When the Weddle deal becomes official, the Ravens could move on from one or two of their current safeties. The Ravens roster includes Webb, who Ravens general manager Ozzie Newsome said recently will enter training camp as a starter; Will Hill, who started 14 games last year; Kendrick Lewis, who started 15 games last year; Matt Elam, a 2013 first-round pick; and Terrence Brooks, a 2014 third-round pick.

Cutting Webb before June 1 would create $3.5 million of salary cap space but also create $5.5 million in dead money. Moving on from Hill would open up about $3 million of space, while letting go of Elam and Lewis would generate $1.3 million and $930,000 of cap space respectively.

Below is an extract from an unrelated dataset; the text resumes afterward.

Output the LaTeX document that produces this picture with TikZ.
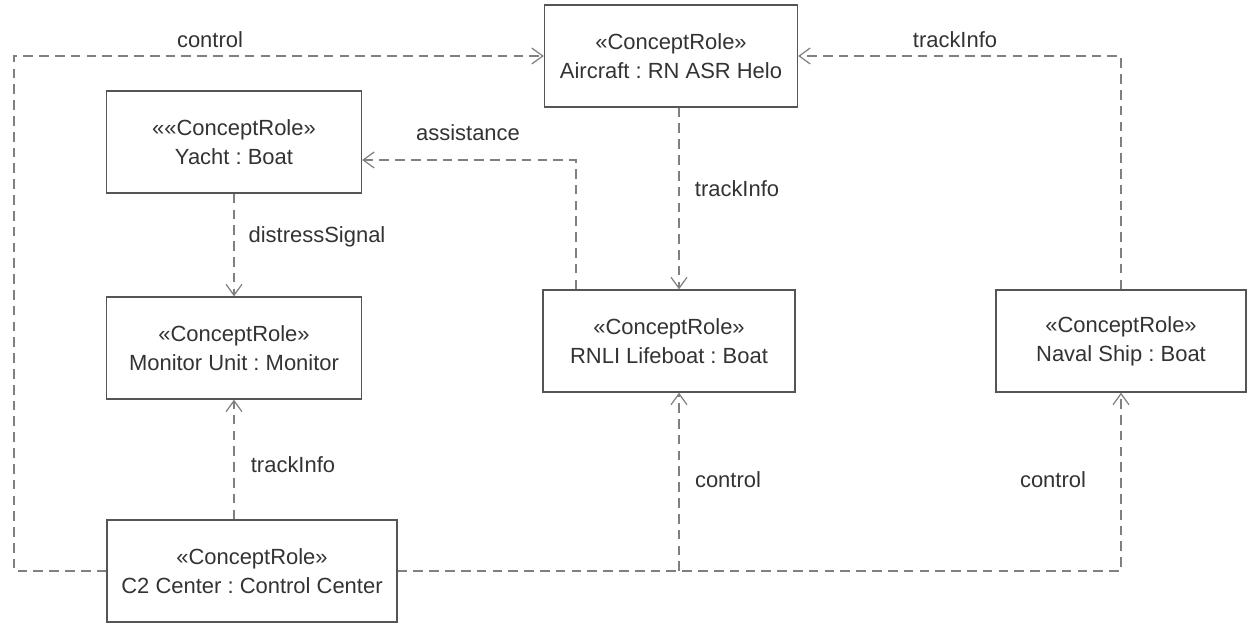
\documentclass[tikz,border=0pt]{standalone}
\usepackage{fontspec}
\setmainfont{Liberation Sans}
\usetikzlibrary{positioning, arrows.meta}
\definecolor{rolegray}{HTML}{555555}
\definecolor{linkgray}{HTML}{808080}
\definecolor{txtgray}{HTML}{333333}
\frenchspacing
\begin{document}
\begin{tikzpicture}[x=0.02cm, y=-0.02cm, font=\fontsize{12.5}{16.5}\selectfont, text=txtgray,
    role/.style={draw=rolegray, line width=0.8pt, align=center, minimum width=5.06cm, minimum height=2.04cm, inner sep=0pt},
    link/.style={draw=linkgray, line width=0.7pt, dash pattern=on 5.5pt off 3.5pt, -{Straight Barb[length=2.2mm, width=3.2mm]}}]
        \useasboundingbox (0,0) rectangle (1257,634);
        \node[role] (air) at (671,56) {«ConceptRole»\\Aircraft : RN ASR Helo};
        \node[role, minimum width=5.1cm] (yacht) at (234,142) {««ConceptRole»\\Yacht : Boat};
        \node[role, minimum width=5.1cm] (mon) at (234,348) {«ConceptRole»\\Monitor Unit : Monitor};
        \node[role, minimum width=5.04cm] (rnli) at (669,341) {«ConceptRole»\\RNLI Lifeboat : Boat};
        \node[role, minimum width=5cm] (naval) at (1121,341) {«ConceptRole»\\Naval Ship : Boat};
        \node[role, minimum width=5.8cm] (c2) at (252,571) {«ConceptRole»\\C2 Center : Control Center};
        \coordinate (leftx) at (14,300);
        \coordinate (rnlix) at (679,300);
        \coordinate (assist) at (576,160);
        \draw[link] (c2.west) -| (air.west -| leftx) -- (air.west);
        \draw[link] (c2.east) -| (naval.south);
        \draw[link] (c2.east -| rnlix) -- (rnli.south -| rnlix);
        \draw[link] (naval.north) |- (air.east);
        \draw[link] (air.south -| rnlix) -- (rnli.north -| rnlix);
        \draw[link] (rnli.north -| assist) -- (assist) -- (yacht.east |- assist);
        \draw[link] (yacht.south) -- (mon.north);
        \draw[link] (mon.south |- c2.north) -- (mon.south);
        \node (l1) at (210,40) {control};
        \node (l2) at (955,40) {trackInfo};
        \node (l3) at (468,133) {assistance};
        \node (l4) at (737,189) {trackInfo};
        \node (l5) at (317,237) {distressSignal};
        \node (l6) at (293,465) {trackInfo};
        \node (l7) at (728,480) {control};
        \node (l8) at (1053,480) {control};
      \end{tikzpicture}
\end{document}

Notes: Ravens right tackle Rick Wagner was the team's top earner in the league's performance-based pay program for a second straight year. Wagner, who started all 16 games for the Ravens in 2015, gets a payout of $237,349.95. Rounding out the Ravens' top five in performance-based pay payouts were wide receiver Kamar Aiken ($199,880.72), offensive tackle James Hurst ($153,255.07), guard-center John Urschel ($146,548.25) and linebacker Zachary Orr ($137,684.90). … Former Raven reserve safety-special teams standout Brynden Trawick traveled to Cincinnati on Monday night to meet with Bengals officials. The Ravens opted last week to not extend the $1.67 million tender to Trawick, allowing him to sign with any team. The Ravens maintain interest in Trawick, who led the team with nine special teams tackles last season.